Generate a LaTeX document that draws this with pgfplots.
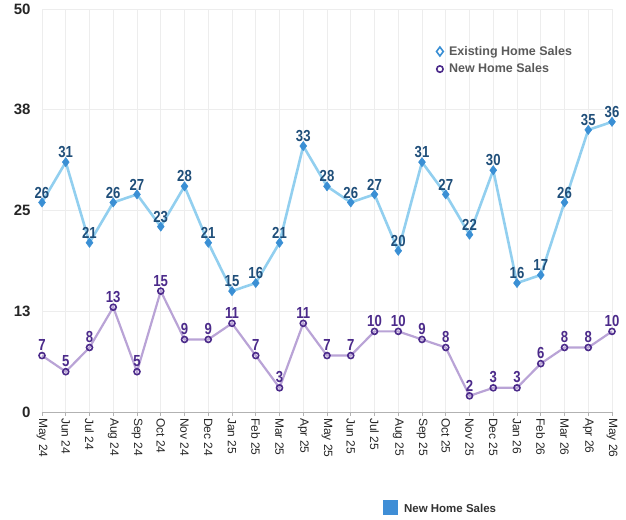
\documentclass[border=0pt]{standalone}
\usepackage{fontspec}
\setmainfont{Liberation Sans}
\newfontfamily\cond[FakeStretch=0.82]{Liberation Sans}
\usepackage{pgfplots}
\pgfplotsset{compat=1.18}
\pgfplotsset{markonly/.style={legend image code/.code={\path (0cm,0cm) (0.5cm,0cm); \draw[##1] plot coordinates {(0.25cm,0cm)};}}}

\definecolor{exline}{HTML}{92CFEF}
\definecolor{exmark}{HTML}{3A8FD4}
\definecolor{exlab}{HTML}{1F4E79}
\definecolor{nwline}{HTML}{B9A3D6}
\definecolor{nwmark}{HTML}{4B2A8A}
\definecolor{gridc}{HTML}{EDEDED}
\definecolor{legtext}{HTML}{5A5A5A}
\definecolor{sq}{HTML}{3F8ED6}

\begin{document}
\begin{tikzpicture}
\begin{axis}[
  scale only axis, width=570pt, height=403pt,
  xmin=0, xmax=24, ymin=0, ymax=50,
  clip=false,
  axis x line*=bottom, axis y line*=left,
  x axis line style={draw=black!30, line width=0.8pt},
  y axis line style={draw=none},
  xtick={0,...,24},
  xticklabels={May 24,Jun 24,Jul 24,Aug 24,Sep 24,Oct 24,Nov 24,Dec 24,Jan 25,Feb 25,Mar 25,Apr 25,May 25,Jun 25,Jul 25,Aug 25,Sep 25,Oct 25,Nov 25,Dec 25,Jan 26,Feb 26,Mar 26,Apr 26,May 26},
  ytick={0,12.5,25,37.5,50},
  yticklabels={0,13,25,38,50},
  tick align=outside, major tick length=4pt,
  xtick style={draw=black!30, line width=0.6pt},
  ytick style={draw=none},
  grid=major, major grid style={draw=gridc, line width=0.8pt},
  xticklabel style={rotate=-90, anchor=west, font=\fontsize{12}{12}\selectfont, text=black!85, inner sep=2pt},
  yticklabel style={font=\bfseries\fontsize{15}{15}\selectfont, text=black!85, xshift=-4pt},
  /pgf/number format/assume math mode=true,
  nodes near coords,
  every node near coord/.append style={font=\cond\bfseries\fontsize{16}{16}\selectfont, anchor=south, inner sep=1pt, yshift=3pt},
  legend style={at={(rel axis cs:0.68,0.918)}, anchor=north west, draw=none, fill=none,
    font=\bfseries\fontsize{12.5}{14}\selectfont, text=legtext, row sep=3pt},
  legend cell align=left,
]
\addplot[forget plot, exline, line width=2.6pt, mark=diamond*, mark size=4.6pt,
  mark options={draw=exmark, fill=exmark, line width=0.5pt},
  every node near coord/.append style={text=exlab}] coordinates {
(0,26) (1,31) (2,21) (3,26) (4,27) (5,23) (6,28) (7,21) (8,15) (9,16) (10,21) (11,33)
(12,28) (13,26) (14,27) (15,20) (16,31) (17,27) (18,22) (19,30) (20,16) (21,17) (22,26) (23,35) (24,36)};
\addplot[forget plot, nwline, line width=2.2pt, mark=o, mark size=3pt,
  mark options={draw=nwmark, fill=white, line width=1.6pt},
  every node near coord/.append style={text=nwmark}] coordinates {
(0,7) (1,5) (2,8) (3,13) (4,5) (5,15) (6,9) (7,9) (8,11) (9,7) (10,3) (11,11)
(12,7) (13,7) (14,10) (15,10) (16,9) (17,8) (18,2) (19,3) (20,3) (21,6) (22,8) (23,8) (24,10)};
\addlegendimage{markonly, draw=none, mark=diamond, mark size=4.5pt, mark options={draw=exmark, line width=1.6pt, fill=white}}
\addlegendentry{Existing Home Sales}
\addlegendimage{markonly, draw=none, mark=o, mark size=3.2pt, mark options={draw=nwmark, line width=1.6pt, fill=white}}
\addlegendentry{New Home Sales}
\node[anchor=west, inner sep=0pt, font=\bfseries\fontsize{11.5}{13}\selectfont, text=black!80]
  at ([yshift=-95pt]rel axis cs:0.598,0) {\textcolor{sq}{\raisebox{-2.5pt}{\rule{15pt}{15pt}}}\hspace{6pt}New Home Sales};
\coordinate (sw) at (rel axis cs:0,0);
\coordinate (ne) at (rel axis cs:1,1);
\end{axis}
\path (sw) +(-42pt,-107pt) (ne) +(14pt,9pt);
\end{tikzpicture}
\end{document}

— YOUR TASK —
Pictures stay out. Repeat only the lines from the beginning of the data through the line that has "(0cm,0cm) (0.5cm,0cm); \draw[##1]".

— EXERCISE RESULT —
Generate a LaTeX document that draws this with pgfplots.
\documentclass[border=0pt]{standalone}
\usepackage{fontspec}
\setmainfont{Liberation Sans}
\newfontfamily\cond[FakeStretch=0.82]{Liberation Sans}
\usepackage{pgfplots}
\pgfplotsset{compat=1.18}
\pgfplotsset{markonly/.style={legend image code/.code={\path (0cm,0cm) (0.5cm,0cm); \draw[##1] plot coordinates {(0.25cm,0cm)};}}}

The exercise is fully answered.